European Commission President Ursula von der Leyen met in Berlin on Monday with German Chancellor Olaf Scholz. The talks included tariffs on Chinese cars. The Berlin government is against their introduction, fearing retaliatory actions on the Chinese market against German car manufacturers.

The European Commission has not officially announced a decision to impose tariffs since 4 October. According to Reuters, talks with the Chinese are ongoing. During a speech with Olaf Scholz, Ursula von der Leyen announced that negotiations would continue even if EU tariffs on Chinese electric vehicles come into force. Scholz expressed hope for reaching an agreement by the end of October.

- What kind of compensation could be offered instead of countervailing duties? There is also the issue of price commitments that are on the table, such as investment in Europe, said Ursula von der Leyen on Monday in Berlin.

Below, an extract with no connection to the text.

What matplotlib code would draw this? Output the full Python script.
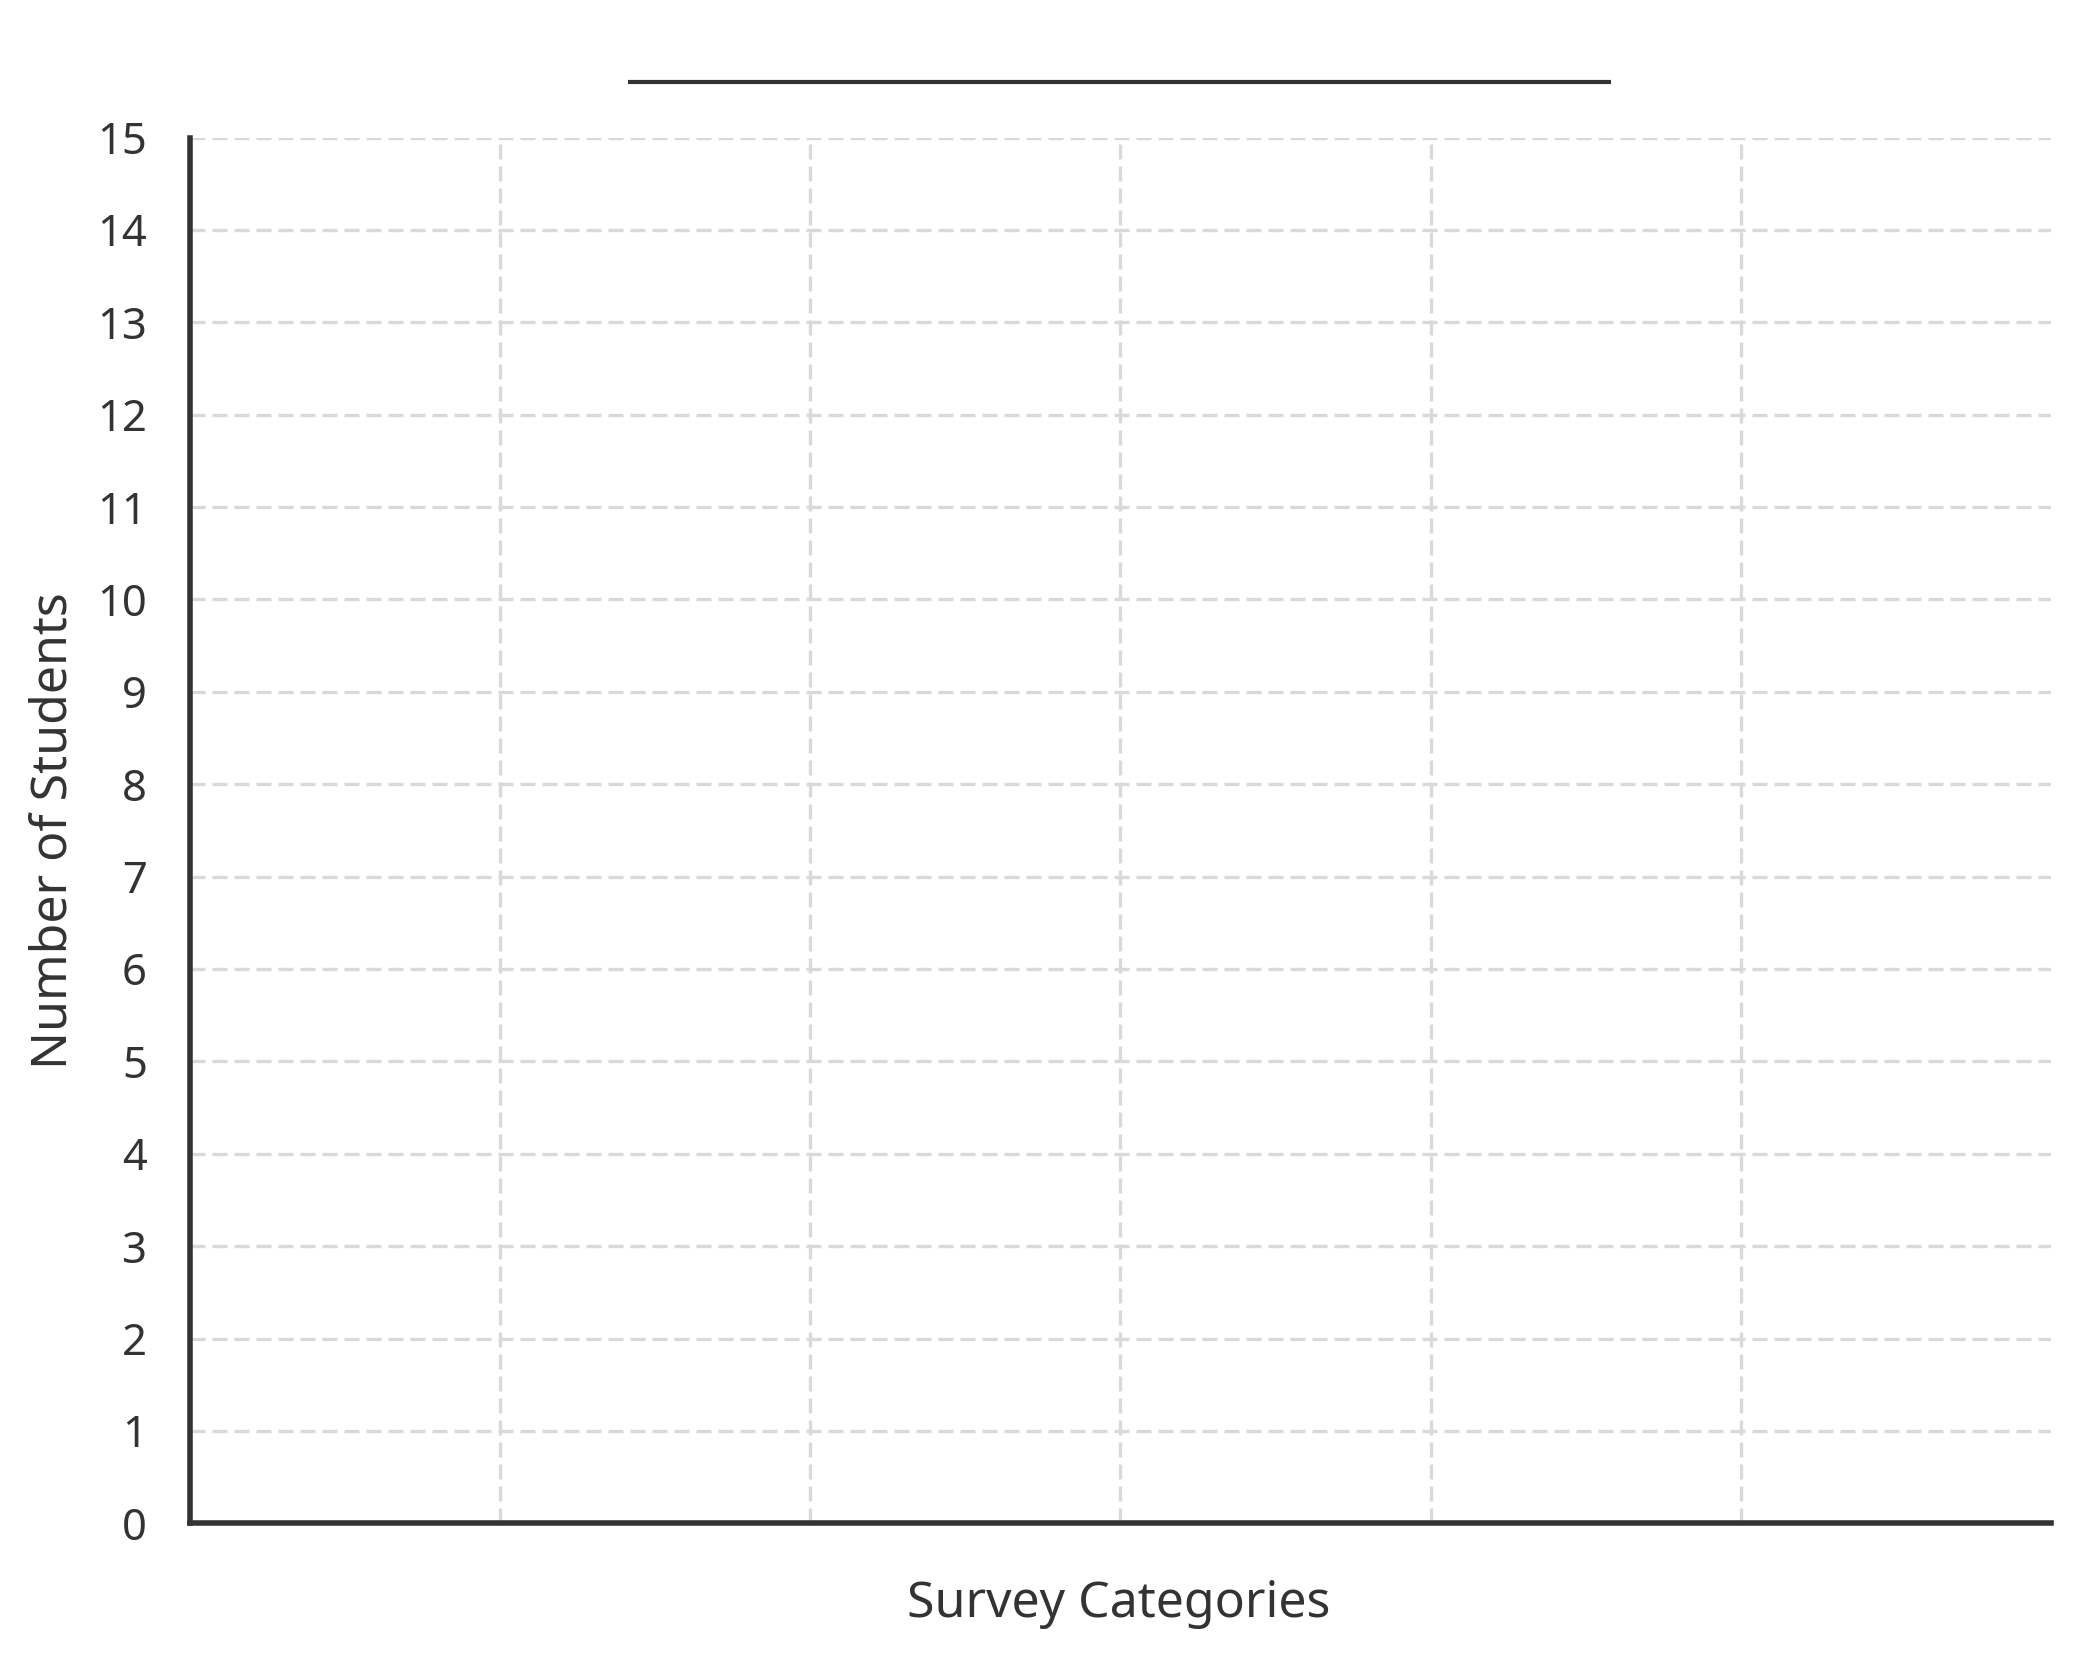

Meanwhile, Carlos Tavares, CEO of Stellantis, warned in an interview with Reuters that imposing tariffs will prompt Chinese car manufacturers to set up factories in Europe, which will only increase the region's production overcapacity and lead some local manufacturers to close factories.

Stellantis and Chinese joint business

Stellantis withdrew from the Chinese market in 2023. At that time, it sold its three factories - in Chengdu, Xiangyang, and Wuhan. The European group operated in China within a joint venture with Dongfeng Motors - Dongfeng Peugeot Citroën Automobile. The group's CEO, Carlos Tavares, announced such a decision a year earlier.

But recently, Stellantis found another business partner in China. It collaborates in Europe with the Chinese company Leapmotor, a manufacturer of electric cars and SUVs, which has been operating since 2015. In the joint-venture company Leapmotor International, Stellantis holds 51% of the shares, and the Chinese hold the remaining 49%. The debut took place a few weeks ago in Milan.